The Undercliff owes its character to a single catastrophic event. On the night of 25 December 1839, a section of cliff between Lyme Regis and Seaton collapsed dramatically when water percolating through the chalk above found the underlying greensand and gault clay and lubricated a vast mass of rock and soil. Approximately eight million tonnes of material slipped seaward, creating a chasm of up to a hundred feet deep and leaving a chaos of displaced ground, tilted fields and ruined cottages behind it. A corn crop that had been planted in the fields the previous autumn emerged the following summer from the rubble, and the event attracted enough public attention that excursion boats came from Weymouth to view the spectacle.

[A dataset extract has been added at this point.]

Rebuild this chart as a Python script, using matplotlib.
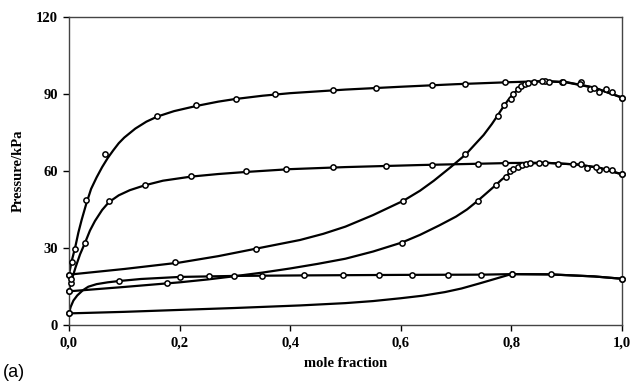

Since then, smaller slips have continued steadily. The underlying geology — impermeable clay beneath water-bearing limestone and chalk — creates conditions for ongoing movement, and the Undercliff path is periodically rerouted or temporarily closed when sections of the route become unsafe. This is not a relic landscape preserved under glass; it is still actively changing.

Wildlife in the tangle

The dense, undisturbed vegetation of the Undercliff supports a range of species that are scarce or absent in more managed coastal habitats. Roe deer move through the scrub, occasionally visible at dawn or dusk in the more open sections. The reserve is noted for its butterfly populations: White Admiral, Silver-washed Fritillary and Speckled Wood are all present, along with a range of common species. The humidity and warmth created by the sheltering cliffs above produce micro-habitats suited to rare plants, including several species of orchid that colonise the disturbed ground.

Birdlife includes breeding Chiffchaff and Blackcap in large numbers, both species taking advantage of the miles of dense scrub edge. Peregrine Falcons nest on the cliffs above the reserve. In winter, the dense ivy and bramble thickets hold Woodcock and Song Thrushes, and the occasional Firecrest winters in the more sheltered sections.

Practical walking tips for the Undercliff path

The path through the Undercliff is one of the more demanding sections of the South West Coast Path, but it is achievable for reasonably fit walkers who go prepared. The following tips will help:

  1. Allow a full day. The five miles from Lyme Regis to Seaton take between three and five hours depending on pace and conditions. There are no shortcuts once you are inside the reserve.
  2. Check the path status before setting off. Natural England and the South West Coast Path Association post notices when sections are closed due to fresh slippage. It is worth checking online the day before.
  3. There is no exit mid-route. Once you leave the Lyme end, there is no way off the path until Seaton at the far end. Make sure everyone in your group is comfortable with the full distance.
  4. Carry water and food. There are no cafes, shops or facilities of any kind within the reserve. Bring more water than you think you need, particularly in summer.
  5. Wear proper footwear. The path is frequently muddy, steep and uneven. Trail shoes or walking boots are essential; trainers are inadequate.
  6. Do not leave the path. The ground on either side is unstable and the vegetation is genuinely impenetrable in places. The path is narrow enough in sections; do not be tempted to explore off it.
  7. Arrange return transport in advance. The Lyme Regis and Seaton ends are about nine miles apart by road. Either arrange a taxi or check bus times between the two towns before you start, so you are not stranded.
  8. The Lyme end is the easier start. Beginning from Lyme Regis means the majority of the elevation gain comes early, which most walkers find more manageable than the alternative.

The Undercliff is not a walk for everyone, and it demands a commitment that the more accessible stretches of the Jurassic Coast do not. But for those who make it through, the sense of having traversed something genuinely remote and wild — within a mile of one of Dorset's most popular seaside towns — is considerable. The reserve represents a kind of accidental rewilding on a grand scale, and the experience of walking through it is unlike anything else the South West Coast Path has to offer.

It begins, as so many good things in this part of Dorset do, at the edge of Lyme Regis, just where the town gives way to the coast path heading east. The entrance to the reserve is modest — a gate, a notice board, a narrow track descending into the trees. Within a hundred yards, the town disappears entirely.